AIM
Set down only the lines running from the one with "Rebuild this diagram" to the one with "(0,0) rectangle (1080,-423);", both lines included, exactly as they stand, please.

EXERCISE MATERIAL
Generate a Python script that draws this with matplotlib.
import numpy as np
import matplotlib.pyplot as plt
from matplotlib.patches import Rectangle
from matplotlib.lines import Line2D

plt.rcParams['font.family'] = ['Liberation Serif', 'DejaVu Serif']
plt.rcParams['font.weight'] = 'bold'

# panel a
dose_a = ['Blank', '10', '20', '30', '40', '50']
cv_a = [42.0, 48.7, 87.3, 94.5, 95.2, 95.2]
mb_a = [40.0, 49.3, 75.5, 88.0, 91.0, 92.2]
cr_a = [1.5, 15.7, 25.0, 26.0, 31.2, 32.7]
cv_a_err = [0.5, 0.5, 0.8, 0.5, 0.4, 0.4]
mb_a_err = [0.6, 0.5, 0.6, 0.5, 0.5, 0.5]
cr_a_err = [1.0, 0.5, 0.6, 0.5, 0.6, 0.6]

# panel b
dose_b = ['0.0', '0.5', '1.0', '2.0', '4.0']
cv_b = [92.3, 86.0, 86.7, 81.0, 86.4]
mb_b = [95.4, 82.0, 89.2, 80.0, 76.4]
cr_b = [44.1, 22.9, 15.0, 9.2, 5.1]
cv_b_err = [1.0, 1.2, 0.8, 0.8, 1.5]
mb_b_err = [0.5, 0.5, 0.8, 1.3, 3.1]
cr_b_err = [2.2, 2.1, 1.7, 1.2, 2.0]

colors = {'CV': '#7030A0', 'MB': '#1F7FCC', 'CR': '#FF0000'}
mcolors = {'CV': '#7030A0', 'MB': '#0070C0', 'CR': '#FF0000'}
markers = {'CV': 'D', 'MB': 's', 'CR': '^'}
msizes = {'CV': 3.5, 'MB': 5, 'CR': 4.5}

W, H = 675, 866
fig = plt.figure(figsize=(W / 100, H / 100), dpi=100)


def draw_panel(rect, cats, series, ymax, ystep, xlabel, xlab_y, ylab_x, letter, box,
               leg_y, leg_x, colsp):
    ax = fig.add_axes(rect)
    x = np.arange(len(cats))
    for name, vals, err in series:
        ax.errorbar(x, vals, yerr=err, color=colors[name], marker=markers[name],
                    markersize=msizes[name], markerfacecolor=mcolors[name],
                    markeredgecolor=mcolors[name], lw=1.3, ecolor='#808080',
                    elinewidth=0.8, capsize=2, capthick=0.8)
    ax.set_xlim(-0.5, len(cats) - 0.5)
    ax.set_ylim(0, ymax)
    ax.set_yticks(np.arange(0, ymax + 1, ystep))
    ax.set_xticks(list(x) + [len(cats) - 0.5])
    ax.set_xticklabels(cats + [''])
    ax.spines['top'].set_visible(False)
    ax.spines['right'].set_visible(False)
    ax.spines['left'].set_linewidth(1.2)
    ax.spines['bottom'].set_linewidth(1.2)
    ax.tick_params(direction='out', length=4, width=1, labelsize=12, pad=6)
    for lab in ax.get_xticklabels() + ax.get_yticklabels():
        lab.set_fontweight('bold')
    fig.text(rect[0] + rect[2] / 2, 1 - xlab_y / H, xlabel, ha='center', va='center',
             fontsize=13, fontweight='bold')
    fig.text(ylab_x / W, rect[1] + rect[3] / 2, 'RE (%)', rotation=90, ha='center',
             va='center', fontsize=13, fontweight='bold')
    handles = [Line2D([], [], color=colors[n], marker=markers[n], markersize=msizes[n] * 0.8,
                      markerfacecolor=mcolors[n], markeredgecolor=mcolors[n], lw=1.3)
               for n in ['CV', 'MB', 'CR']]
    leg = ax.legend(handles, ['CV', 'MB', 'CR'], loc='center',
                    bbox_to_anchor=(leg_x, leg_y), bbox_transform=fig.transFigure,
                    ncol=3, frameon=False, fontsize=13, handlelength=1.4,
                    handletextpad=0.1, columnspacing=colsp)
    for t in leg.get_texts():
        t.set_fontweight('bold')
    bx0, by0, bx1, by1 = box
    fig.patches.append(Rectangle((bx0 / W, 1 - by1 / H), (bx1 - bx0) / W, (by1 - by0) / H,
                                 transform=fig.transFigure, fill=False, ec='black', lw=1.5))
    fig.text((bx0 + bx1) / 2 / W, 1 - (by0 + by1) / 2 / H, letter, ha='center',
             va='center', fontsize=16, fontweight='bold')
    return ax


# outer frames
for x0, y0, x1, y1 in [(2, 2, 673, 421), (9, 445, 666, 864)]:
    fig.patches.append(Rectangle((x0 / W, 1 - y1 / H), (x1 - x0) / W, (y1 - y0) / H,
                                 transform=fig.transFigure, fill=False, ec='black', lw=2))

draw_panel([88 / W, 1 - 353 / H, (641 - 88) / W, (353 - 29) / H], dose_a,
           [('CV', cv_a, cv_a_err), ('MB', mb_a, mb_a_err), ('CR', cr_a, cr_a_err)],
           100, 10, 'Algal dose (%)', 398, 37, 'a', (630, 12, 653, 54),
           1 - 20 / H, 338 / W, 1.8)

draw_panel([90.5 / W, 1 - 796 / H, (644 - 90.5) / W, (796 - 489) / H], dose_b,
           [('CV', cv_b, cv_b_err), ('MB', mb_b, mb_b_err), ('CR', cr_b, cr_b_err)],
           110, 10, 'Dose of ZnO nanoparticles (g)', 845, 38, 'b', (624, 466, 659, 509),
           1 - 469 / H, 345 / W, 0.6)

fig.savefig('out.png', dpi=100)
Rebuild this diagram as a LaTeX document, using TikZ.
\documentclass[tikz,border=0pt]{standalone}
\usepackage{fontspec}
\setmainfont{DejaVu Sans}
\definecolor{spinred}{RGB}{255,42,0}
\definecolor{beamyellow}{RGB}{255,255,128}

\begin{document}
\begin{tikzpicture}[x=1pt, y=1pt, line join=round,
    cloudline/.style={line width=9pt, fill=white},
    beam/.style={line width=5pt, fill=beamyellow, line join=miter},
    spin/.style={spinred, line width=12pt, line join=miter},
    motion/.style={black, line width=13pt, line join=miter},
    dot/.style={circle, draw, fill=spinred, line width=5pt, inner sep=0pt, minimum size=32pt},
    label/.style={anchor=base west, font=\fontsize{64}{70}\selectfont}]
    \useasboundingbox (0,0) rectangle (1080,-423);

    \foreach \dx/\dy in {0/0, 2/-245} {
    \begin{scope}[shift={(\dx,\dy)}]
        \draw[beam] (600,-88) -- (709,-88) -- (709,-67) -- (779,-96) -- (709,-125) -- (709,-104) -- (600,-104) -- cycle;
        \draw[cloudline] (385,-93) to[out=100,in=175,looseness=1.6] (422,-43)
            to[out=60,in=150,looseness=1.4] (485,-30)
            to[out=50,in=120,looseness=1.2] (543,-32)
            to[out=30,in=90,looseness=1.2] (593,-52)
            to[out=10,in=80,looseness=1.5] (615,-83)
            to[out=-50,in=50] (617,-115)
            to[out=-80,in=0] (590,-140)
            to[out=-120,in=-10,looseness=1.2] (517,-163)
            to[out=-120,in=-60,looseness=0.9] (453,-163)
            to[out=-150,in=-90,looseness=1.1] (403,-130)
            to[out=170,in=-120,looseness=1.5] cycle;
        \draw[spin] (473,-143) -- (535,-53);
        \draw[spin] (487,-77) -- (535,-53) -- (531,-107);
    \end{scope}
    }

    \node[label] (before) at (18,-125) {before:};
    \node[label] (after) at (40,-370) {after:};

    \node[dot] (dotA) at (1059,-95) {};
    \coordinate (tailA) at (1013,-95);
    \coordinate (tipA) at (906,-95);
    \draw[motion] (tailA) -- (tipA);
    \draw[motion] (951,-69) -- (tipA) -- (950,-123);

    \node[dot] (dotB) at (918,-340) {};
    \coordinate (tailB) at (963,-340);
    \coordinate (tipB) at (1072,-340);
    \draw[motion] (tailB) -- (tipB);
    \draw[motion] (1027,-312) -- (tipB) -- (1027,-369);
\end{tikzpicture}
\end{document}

FINISHED ANSWER
Rebuild this diagram as a LaTeX document, using TikZ.
\documentclass[tikz,border=0pt]{standalone}
\usepackage{fontspec}
\setmainfont{DejaVu Sans}
\definecolor{spinred}{RGB}{255,42,0}
\definecolor{beamyellow}{RGB}{255,255,128}

\begin{document}
\begin{tikzpicture}[x=1pt, y=1pt, line join=round,
    cloudline/.style={line width=9pt, fill=white},
    beam/.style={line width=5pt, fill=beamyellow, line join=miter},
    spin/.style={spinred, line width=12pt, line join=miter},
    motion/.style={black, line width=13pt, line join=miter},
    dot/.style={circle, draw, fill=spinred, line width=5pt, inner sep=0pt, minimum size=32pt},
    label/.style={anchor=base west, font=\fontsize{64}{70}\selectfont}]
    \useasboundingbox (0,0) rectangle (1080,-423);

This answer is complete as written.